PROBLEM DESCRIPTION — In the lines below, output everything from the first line through the line containing "meadow_control_est = [76.2, 95.8]" exactly as it is. Pictures are not part of the output.

** begin **

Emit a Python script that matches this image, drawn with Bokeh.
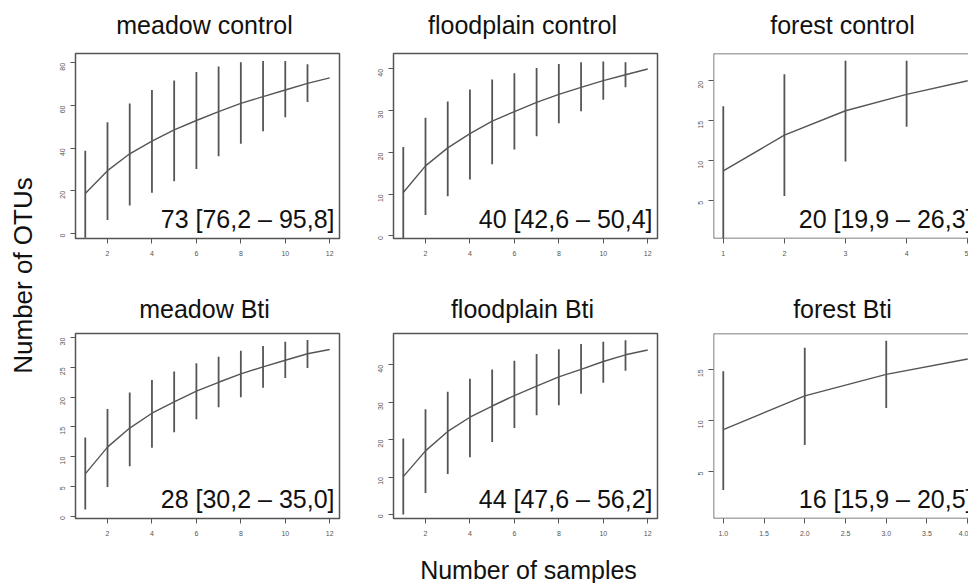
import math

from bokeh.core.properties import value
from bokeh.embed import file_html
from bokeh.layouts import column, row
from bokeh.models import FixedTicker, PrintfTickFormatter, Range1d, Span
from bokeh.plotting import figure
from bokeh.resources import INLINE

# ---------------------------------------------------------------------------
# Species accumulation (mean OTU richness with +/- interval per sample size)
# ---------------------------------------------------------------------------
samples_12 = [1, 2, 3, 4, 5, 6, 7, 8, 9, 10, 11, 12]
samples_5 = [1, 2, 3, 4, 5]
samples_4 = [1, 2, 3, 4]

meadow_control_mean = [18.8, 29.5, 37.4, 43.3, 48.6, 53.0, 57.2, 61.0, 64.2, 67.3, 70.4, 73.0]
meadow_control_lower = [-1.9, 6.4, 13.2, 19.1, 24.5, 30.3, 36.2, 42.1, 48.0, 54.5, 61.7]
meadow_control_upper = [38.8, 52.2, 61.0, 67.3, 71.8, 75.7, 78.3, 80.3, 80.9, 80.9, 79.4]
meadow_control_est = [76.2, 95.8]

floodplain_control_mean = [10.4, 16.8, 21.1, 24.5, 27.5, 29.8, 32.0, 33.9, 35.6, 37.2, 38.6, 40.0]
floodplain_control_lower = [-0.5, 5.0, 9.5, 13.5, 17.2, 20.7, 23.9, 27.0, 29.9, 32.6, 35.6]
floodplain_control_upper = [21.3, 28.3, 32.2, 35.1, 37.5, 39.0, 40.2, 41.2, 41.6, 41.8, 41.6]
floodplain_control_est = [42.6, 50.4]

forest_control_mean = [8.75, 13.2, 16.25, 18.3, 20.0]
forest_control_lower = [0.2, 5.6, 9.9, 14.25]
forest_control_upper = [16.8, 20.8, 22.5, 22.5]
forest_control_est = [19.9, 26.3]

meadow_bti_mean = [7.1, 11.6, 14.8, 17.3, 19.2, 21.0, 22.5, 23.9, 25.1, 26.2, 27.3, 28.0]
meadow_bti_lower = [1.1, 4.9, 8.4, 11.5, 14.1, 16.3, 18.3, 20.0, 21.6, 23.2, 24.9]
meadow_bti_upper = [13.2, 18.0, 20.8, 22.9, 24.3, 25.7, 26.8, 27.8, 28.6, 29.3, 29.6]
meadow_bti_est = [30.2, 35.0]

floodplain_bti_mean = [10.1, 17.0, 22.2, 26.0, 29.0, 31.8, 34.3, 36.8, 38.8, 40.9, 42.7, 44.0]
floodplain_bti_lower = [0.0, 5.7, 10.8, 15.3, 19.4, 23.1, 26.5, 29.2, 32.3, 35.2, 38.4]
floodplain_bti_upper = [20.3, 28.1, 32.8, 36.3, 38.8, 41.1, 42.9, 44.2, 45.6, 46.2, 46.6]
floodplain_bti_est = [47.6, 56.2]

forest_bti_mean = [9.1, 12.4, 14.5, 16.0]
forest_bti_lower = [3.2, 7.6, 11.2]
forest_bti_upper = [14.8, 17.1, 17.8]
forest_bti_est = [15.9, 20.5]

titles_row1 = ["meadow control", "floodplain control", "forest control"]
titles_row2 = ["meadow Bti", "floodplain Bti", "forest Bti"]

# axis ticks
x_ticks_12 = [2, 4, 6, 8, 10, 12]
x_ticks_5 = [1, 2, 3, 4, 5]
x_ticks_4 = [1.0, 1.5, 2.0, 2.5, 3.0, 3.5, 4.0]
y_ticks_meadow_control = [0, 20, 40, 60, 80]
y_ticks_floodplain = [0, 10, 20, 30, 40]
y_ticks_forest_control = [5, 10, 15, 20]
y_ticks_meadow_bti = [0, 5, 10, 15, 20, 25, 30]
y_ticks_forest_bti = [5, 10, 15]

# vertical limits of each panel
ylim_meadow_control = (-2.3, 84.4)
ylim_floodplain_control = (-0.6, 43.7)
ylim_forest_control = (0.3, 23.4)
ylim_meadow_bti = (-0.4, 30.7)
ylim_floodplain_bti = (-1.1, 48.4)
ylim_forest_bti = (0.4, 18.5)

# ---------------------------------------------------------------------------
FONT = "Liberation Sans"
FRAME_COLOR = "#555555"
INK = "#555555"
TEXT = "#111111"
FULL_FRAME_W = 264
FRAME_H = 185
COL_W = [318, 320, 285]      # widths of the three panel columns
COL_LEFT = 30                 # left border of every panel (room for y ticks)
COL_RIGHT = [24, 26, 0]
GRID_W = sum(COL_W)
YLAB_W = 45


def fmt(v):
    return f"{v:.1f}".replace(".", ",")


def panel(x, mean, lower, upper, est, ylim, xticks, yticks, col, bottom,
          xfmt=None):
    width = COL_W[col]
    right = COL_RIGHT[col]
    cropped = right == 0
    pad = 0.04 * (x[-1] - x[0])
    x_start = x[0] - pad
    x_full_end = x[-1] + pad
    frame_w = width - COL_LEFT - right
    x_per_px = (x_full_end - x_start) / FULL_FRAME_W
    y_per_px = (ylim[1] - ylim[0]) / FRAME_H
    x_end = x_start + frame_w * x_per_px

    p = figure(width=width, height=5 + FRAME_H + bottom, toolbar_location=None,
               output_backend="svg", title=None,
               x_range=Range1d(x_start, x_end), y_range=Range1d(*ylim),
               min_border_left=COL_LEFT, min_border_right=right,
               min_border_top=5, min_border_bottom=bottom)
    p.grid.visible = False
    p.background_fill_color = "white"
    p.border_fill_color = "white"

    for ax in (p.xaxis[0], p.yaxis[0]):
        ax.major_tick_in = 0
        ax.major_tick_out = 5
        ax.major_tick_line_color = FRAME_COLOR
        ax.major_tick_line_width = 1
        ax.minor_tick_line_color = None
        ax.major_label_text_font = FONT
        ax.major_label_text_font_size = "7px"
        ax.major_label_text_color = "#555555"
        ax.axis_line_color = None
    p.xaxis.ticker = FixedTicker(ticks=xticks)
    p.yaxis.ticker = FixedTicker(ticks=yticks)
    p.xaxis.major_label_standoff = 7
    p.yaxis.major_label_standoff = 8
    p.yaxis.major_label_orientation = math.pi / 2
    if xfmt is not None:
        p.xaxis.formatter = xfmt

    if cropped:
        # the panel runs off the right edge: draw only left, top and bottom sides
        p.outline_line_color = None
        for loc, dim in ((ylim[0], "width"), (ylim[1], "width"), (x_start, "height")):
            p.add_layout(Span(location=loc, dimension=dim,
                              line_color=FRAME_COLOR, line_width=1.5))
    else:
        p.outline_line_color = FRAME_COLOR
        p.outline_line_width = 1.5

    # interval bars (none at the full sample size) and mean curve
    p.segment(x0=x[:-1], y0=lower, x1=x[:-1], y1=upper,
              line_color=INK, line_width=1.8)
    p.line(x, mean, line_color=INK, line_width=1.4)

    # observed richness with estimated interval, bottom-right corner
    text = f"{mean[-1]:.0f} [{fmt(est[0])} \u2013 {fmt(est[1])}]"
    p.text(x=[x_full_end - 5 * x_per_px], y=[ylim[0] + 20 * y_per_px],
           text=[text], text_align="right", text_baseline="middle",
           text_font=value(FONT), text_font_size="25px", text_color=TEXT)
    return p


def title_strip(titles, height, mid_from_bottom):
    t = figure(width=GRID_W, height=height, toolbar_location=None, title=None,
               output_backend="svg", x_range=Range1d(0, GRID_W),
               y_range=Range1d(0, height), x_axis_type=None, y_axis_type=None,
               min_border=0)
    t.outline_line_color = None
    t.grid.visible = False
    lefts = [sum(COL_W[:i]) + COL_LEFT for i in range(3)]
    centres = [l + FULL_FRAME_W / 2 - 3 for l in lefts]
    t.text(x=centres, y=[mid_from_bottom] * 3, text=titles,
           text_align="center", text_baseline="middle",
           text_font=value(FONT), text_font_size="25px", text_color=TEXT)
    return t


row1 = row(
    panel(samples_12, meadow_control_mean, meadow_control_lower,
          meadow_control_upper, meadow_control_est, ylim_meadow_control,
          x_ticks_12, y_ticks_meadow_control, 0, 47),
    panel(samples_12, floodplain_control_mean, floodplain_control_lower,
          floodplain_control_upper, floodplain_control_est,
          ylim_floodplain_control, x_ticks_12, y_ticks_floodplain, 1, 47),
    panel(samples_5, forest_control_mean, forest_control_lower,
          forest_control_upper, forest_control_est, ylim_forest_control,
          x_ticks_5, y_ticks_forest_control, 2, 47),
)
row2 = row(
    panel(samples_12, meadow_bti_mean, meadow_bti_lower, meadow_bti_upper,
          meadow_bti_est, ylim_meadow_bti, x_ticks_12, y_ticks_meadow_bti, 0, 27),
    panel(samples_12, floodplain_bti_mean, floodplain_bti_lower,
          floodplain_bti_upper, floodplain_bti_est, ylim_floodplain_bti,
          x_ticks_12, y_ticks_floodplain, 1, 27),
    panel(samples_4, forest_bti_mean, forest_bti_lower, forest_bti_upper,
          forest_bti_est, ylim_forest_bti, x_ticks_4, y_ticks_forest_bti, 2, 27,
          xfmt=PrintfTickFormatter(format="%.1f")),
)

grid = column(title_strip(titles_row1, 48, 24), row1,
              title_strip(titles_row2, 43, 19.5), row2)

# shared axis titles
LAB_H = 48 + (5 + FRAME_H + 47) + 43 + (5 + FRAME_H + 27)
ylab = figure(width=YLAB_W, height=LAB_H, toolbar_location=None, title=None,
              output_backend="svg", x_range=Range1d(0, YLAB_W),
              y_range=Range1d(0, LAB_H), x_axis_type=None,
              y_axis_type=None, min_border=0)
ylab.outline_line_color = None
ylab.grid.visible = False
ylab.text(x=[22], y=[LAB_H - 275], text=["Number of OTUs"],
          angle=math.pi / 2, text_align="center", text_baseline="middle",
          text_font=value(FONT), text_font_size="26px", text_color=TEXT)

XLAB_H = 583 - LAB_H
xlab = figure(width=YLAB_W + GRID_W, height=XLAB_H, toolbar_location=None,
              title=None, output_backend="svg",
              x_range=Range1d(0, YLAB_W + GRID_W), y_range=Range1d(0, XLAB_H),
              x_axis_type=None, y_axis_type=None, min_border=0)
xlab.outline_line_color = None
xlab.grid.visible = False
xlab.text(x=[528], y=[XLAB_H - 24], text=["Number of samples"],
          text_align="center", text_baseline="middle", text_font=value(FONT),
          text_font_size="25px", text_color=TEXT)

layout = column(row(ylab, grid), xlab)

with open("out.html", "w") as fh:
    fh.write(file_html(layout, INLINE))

** end **

WRITTEN SOLUTION —
Emit a Python script that matches this image, drawn with Bokeh.
import math

from bokeh.core.properties import value
from bokeh.embed import file_html
from bokeh.layouts import column, row
from bokeh.models import FixedTicker, PrintfTickFormatter, Range1d, Span
from bokeh.plotting import figure
from bokeh.resources import INLINE

# ---------------------------------------------------------------------------
# Species accumulation (mean OTU richness with +/- interval per sample size)
# ---------------------------------------------------------------------------
samples_12 = [1, 2, 3, 4, 5, 6, 7, 8, 9, 10, 11, 12]
samples_5 = [1, 2, 3, 4, 5]
samples_4 = [1, 2, 3, 4]

meadow_control_mean = [18.8, 29.5, 37.4, 43.3, 48.6, 53.0, 57.2, 61.0, 64.2, 67.3, 70.4, 73.0]
meadow_control_lower = [-1.9, 6.4, 13.2, 19.1, 24.5, 30.3, 36.2, 42.1, 48.0, 54.5, 61.7]
meadow_control_upper = [38.8, 52.2, 61.0, 67.3, 71.8, 75.7, 78.3, 80.3, 80.9, 80.9, 79.4]
meadow_control_est = [76.2, 95.8]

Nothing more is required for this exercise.